Practical use of such structures is dependent on the invention of active nanocomposite catalysts, to cope with the enhanced transport properties and precise methods for the preparation of catalysts with the desired structure and properties of the metal surfaces (structured reactors), which would not result in any change in their geometry. These are two main tasks that our Group deals with. The catalysts based on metal oxides are tested for their use in the process of combustion of volatile organic compounds and the reduction of nitrogen oxides. For the application of catalytic material on solid surfaces, apart of standard methods of deposition, Langmuir films and low-temperature plasma are used.
Currently, studies are carried out in collaboration with dr hab. Andrzej Kolodziej (Institute of Chemical Engineering, Polish Academy of Sciences, Gliwice and Department of Chemical Engineering, Technical University of Silesia), prof. Jacek Tyczkowski (Institute of Process Engineering and Environmental Protection, Technical University of Lodz) and prof. Stan Kołaczkowski (Department of Chemical Engineering, University of Bath, UK).
The development of heterogeneous catalysis has reached a level where many processes, to improve the efficiency of their course, depends only on the already insurmountable barrier transport of heat, momentum and mass. In the traditional heterogeneous catalysis carried out in fixed deposits in tubular reactors, transport processes are considered in the scale imposed by the grain size (> 10-3 m). Reducing the conventional tubular reactor by decreasing its diameter (10-2 m) and grain size.
Microstructured reactors are usually made from a specially shaped mesh, wire or sheet metal with specific surface areas (geometric) from 500 to more than 10 000 m2/m3. On specially prepared surfaces of such structured reactors a catalyst layer is deposited according to the requirements of the chemical process for which the reactor is being designed. In comparison with ceramic monoliths, structured reactors can provide a much better performance. In particular, they can get a lower diffusion resistance and flow resistance, lower thermal inertia and a greater resistance to thermal inactivation. Their advantage is that, the geometry can be optimized to meet the specific catalytic process.

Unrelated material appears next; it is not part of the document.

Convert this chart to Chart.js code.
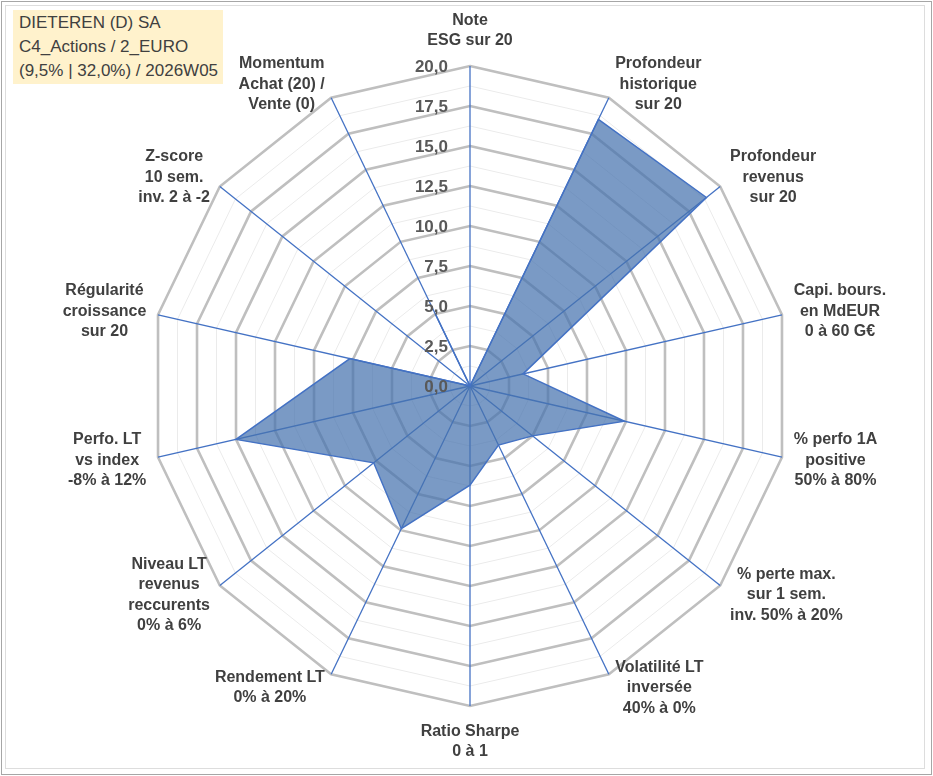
<!DOCTYPE html>
<html>
<head>
<meta charset="utf-8">
<script src="https://cdn.jsdelivr.net/npm/chart.js@4.4.1/dist/chart.umd.min.js"></script>
<style>
html,body{margin:0;padding:0;background:#fff;}
#wrap{position:relative;width:933px;height:776px;overflow:hidden;background:#fff;}
#outer{position:absolute;left:1px;top:1px;width:931px;height:774px;border:1px solid #A6A6A6;box-sizing:border-box;}
#inner{position:absolute;left:5px;top:5px;width:920px;height:764px;border:1px solid #DDDDDD;box-sizing:border-box;}
#title{position:absolute;left:13px;top:10px;width:210px;height:74px;background:#FFF2CC;font:17px "Liberation Sans",Arial,sans-serif;color:#404040;line-height:24px;padding:1px 0 0 6px;box-sizing:border-box;white-space:nowrap;}
canvas{position:absolute;left:0;top:0;}
</style>
</head>
<body>
<div id="wrap">
  <div id="outer"></div>
  <div id="inner"></div>
  <canvas id="c" width="933" height="776"></canvas>
  <div id="title">DIETEREN (D) SA<br>C4_Actions / 2_EURO<br>(9,5% | 32,0%) / 2026W05</div>
</div>
<script>
// ---- data ----
const categories = [
  ["Note", "ESG sur 20"],
  ["Profondeur", "historique", "sur 20"],
  ["Profondeur", "revenus", "sur 20"],
  ["Capi. bours.", "en MdEUR", "0 à 60 G€"],
  ["% perfo 1A", "positive", "50% à 80%"],
  ["% perte max.", "sur 1 sem.", "inv. 50% à 20%"],
  ["Volatilité LT", "inversée", "40% à 0%"],
  ["Ratio Sharpe", "0 à 1"],
  ["Rendement LT", "0% à 20%"],
  ["Niveau LT", "revenus", "reccurents", "0% à 6%"],
  ["Perfo. LT", "vs index", "-8% à 12%"],
  ["Régularité", "croissance", "sur 20"],
  ["Z-score", "10 sem.", "inv. 2 à -2"],
  ["Momentum", "Achat (20) /", "Vente (0)"]
];
const scores = [0, 18.5, 18.9, 3.4, 9.9, 5.0, 4.1, 6.2, 9.9, 7.7, 15.0, 7.7, 0, 5.0];
const tickValues = [0, 2.5, 5, 7.5, 10, 12.5, 15, 17.5, 20];
const tickLabels = ["0,0", "2,5", "5,0", "7,5", "10,0", "12,5", "15,0", "17,5", "20,0"];

const LH = 20.5;
const labelPlugin = {
  id: 'customLabels',
  afterDraw(chart) {
    const sc = chart.scales.r;
    const ctx = chart.ctx;
    ctx.save();
    ctx.font = 'bold 17px "Liberation Sans", Arial, sans-serif';
    ctx.fillStyle = '#595959';
    ctx.textAlign = 'right';
    ctx.textBaseline = 'middle';
    tickValues.forEach((v, i) => {
      const p = sc.getPointPositionForValue(0, v);
      ctx.fillText(tickLabels[i], p.x - 22, p.y + 1);
    });
    ctx.font = 'bold 16px "Liberation Sans", Arial, sans-serif';
    ctx.fillStyle = '#404040';
    ctx.textAlign = 'center';
    const n = chart.data.labels.length;
    chart.data.labels.forEach((lines, i) => {
      const ang = 2 * Math.PI * i / n;
      const s = Math.sin(ang), c = Math.cos(ang);
      const p = sc.getPointPosition(i, sc.drawingArea);
      const w = Math.max(...lines.map(l => ctx.measureText(l).width));
      const h = lines.length * LH;
      let cx, cy;
      if (Math.abs(s) < 0.01) {
        cx = p.x;
        cy = c > 0 ? p.y - 15 - h / 2 : p.y + 15 + h / 2;
      } else {
        const gap = 2 + 10 * Math.abs(s);
        cx = p.x + Math.sign(s) * (gap + w / 2);
        cy = p.y - 15 * c;
      }
      lines.forEach((l, k) => ctx.fillText(l, cx, cy - h / 2 + LH * (k + 0.5)));
    });
    ctx.restore();
  }
};

new Chart(document.getElementById('c'), {
  type: 'radar',
  data: {
    labels: categories,
    datasets: [{
      data: scores,
      backgroundColor: 'rgba(70,115,175,0.72)',
      borderColor: '#4472C4',
      borderWidth: 1.5,
      pointRadius: 0,
      pointHoverRadius: 0,
      fill: true,
      tension: 0
    }]
  },
  options: {
    responsive: false,
    animation: false,
    devicePixelRatio: 1,
    layout: { padding: { left: 150, right: 143, top: 66, bottom: 70 } },
    plugins: { legend: { display: false }, tooltip: { enabled: false } },
    scales: {
      r: {
        min: 0,
        max: 20,
        ticks: { display: false, stepSize: 1.25 },
        pointLabels: { display: false },
        grid: {
          circular: false,
          color: c => (Math.abs(c.tick.value / 2.5 - Math.round(c.tick.value / 2.5)) < 1e-6) ? '#BFBFBF' : '#EBEBEB',
          lineWidth: c => (Math.abs(c.tick.value / 2.5 - Math.round(c.tick.value / 2.5)) < 1e-6) ? 2.6 : 1
        },
        angleLines: { color: '#4472C4', lineWidth: 1.3 }
      }
    }
  },
  plugins: [labelPlugin]
});
</script>
</body>
</html>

The microstructure virtually eliminates the possibility of deposition of coke agglomerates, which is important for the processes associated with the conversion of hydrocarbons. Very small size channels in microstructures pose specific requirements for the preparation of the catalyst on the surface. From the point of view of designing microstructures, the catalyst should satisfy several conditions:
- have small, uniform, tightly controlled and repeatable thickness,
- exhibit very good adhesion to the substrate,
- has very good thermal and mechanical stability,
- have high activity, adapted to the increased transport parameters of the reactor.
These requirements eliminate many commonly used methods of preparation.
Several experiments and tests have shown that a promising method for the deposition of catalytic metal surfaces is a technique of nonequilibrium plasma. Such tests were performed in the laboratory of Prof. Jacek Tyczkowski. The choice of preparation conditions allowed the deposition on the surfaces of the structural carrier of the cobalt catalyst in the form of Co3O4 spinel with a high dispersion.